9. Vou citar um versículo dele que diz respeito à filosofia e, particularmente, aquela frase sobre a qual discutimos há pouco, onde ele diz que os dons do acaso não devem ser considerados como parte de nossas posses:

Ainda é alheio o que você ganhou do acaso .

Alienum est omne, quicquid optando evenit.5

10. Recordo que você mesmo expressou essa ideia de maneira muito mais feliz e concisa: “O que a Fortuna fez não é seu”. E uma terceira, dita por você ainda, não deve ser omitida: “O bem que pode ser dado, pode ser removido.” Eu não vou colocar isso em sua conta de despesas, porque eu a dei a partir de seu próprio patrimônio.

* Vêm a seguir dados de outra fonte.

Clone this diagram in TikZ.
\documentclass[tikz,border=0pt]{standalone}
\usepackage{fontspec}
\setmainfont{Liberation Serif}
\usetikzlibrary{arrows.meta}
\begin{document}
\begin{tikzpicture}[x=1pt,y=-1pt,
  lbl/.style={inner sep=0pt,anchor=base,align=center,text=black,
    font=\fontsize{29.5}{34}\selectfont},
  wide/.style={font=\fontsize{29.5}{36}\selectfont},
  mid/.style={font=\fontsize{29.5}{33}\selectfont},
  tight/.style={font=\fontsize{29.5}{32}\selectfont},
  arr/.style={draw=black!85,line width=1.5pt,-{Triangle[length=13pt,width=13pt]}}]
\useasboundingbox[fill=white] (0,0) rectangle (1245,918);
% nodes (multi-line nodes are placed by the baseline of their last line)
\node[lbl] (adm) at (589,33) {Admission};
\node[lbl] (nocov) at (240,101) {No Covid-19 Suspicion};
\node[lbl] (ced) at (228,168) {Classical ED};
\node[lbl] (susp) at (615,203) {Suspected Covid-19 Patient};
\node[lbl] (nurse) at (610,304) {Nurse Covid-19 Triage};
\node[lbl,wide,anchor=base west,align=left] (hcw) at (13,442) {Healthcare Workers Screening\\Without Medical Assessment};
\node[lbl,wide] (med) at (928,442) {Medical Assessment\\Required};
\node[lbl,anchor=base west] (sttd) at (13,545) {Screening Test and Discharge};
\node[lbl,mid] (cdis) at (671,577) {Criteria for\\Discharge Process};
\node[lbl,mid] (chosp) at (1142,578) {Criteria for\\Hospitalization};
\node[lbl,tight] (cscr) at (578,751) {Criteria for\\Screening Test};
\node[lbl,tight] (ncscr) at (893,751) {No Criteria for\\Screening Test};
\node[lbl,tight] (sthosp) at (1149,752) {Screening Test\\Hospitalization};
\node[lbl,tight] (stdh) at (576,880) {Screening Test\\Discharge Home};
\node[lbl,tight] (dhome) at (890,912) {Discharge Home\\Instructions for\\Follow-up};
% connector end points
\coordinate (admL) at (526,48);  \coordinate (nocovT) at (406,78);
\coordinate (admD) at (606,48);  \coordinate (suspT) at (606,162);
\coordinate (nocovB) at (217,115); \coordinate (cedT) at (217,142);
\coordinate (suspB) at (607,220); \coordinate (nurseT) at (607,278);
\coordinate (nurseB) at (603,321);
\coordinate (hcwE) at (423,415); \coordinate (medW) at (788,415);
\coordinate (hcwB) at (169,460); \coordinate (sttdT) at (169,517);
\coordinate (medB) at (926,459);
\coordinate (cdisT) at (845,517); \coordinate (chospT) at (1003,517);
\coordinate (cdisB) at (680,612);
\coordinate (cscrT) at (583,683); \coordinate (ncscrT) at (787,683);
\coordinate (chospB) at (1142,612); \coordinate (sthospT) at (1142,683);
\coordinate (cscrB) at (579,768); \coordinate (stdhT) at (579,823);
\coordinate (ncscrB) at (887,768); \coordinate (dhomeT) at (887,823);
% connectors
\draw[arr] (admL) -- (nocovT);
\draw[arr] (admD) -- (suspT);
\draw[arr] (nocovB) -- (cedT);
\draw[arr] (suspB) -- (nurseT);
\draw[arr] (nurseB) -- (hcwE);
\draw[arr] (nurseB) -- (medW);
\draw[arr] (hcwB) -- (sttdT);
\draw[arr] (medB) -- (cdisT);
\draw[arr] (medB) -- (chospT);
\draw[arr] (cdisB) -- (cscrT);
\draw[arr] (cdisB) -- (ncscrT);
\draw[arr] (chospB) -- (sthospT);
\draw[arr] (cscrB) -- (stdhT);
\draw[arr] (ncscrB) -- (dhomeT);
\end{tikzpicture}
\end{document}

Mantenha-se Forte. Mantenha-se Bem.

Notas:

1 Em contraste com a doutrina estoica geral de participar da política e atividades do mundo. Ao contrário dos epicuristas, que defendiam uma vida à margem das obrigações políticas e sociais, os estoicos aconselhavam a participação ativa do sábio nos assuntos do estado. Isto explica, em boa parte pelo menos, a importante carreira pública do próprio Sêneca. Ver George Stock, Estoicismo.

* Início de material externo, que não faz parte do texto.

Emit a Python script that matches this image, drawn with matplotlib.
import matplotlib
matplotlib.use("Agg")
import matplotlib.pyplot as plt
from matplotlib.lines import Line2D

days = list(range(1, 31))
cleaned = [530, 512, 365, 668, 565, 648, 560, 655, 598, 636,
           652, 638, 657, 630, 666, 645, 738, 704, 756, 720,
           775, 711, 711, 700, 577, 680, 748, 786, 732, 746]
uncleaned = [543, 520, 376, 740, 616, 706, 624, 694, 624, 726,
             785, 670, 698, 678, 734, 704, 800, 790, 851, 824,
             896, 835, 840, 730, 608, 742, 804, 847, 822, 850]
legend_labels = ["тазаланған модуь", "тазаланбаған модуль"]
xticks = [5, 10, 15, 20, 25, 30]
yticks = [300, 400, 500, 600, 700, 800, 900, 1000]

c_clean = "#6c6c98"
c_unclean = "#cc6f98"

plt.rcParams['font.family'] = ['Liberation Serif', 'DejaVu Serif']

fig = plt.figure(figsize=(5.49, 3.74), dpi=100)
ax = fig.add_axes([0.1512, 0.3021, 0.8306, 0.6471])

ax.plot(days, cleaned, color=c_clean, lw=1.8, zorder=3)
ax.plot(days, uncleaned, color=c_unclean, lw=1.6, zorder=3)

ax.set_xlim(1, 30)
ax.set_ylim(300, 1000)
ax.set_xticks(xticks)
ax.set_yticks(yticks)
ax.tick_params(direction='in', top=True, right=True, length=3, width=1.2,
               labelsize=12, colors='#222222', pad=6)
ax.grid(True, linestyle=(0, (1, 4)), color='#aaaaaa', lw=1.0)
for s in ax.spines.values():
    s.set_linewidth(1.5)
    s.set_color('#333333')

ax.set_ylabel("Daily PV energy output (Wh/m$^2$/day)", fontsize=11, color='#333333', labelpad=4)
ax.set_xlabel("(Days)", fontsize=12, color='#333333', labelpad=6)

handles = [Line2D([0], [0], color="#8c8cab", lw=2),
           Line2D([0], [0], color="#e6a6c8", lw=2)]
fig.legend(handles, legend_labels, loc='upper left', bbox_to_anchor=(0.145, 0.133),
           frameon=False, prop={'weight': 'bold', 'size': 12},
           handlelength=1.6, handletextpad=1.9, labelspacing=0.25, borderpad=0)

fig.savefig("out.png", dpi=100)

2 As condições sócio-políticas podem ser tais, contudo, que obriguem o sábio a recolher-se à vida estritamente privada, como fez Sêneca a partir de 63 quando perdeu influência sobre Nero. Ver o tratado Sobre o Ócio em que Sêneca aprofunda o assunto.

3 Essas Cartas!

5 “excalceatis”, referência a comediantes ou mímicos.

6  Provérbios de Publílio Siro (Século 1 a.C.). Também conhecido como Publilio Sirio, ou como Publilius Syrius ou Publio Sirio. Era nativo na Síria e foi feito escravo e enviado para a Itália, mas graças ao seu talento, ganhou o favor de seu senhor, que o libertou e o educou.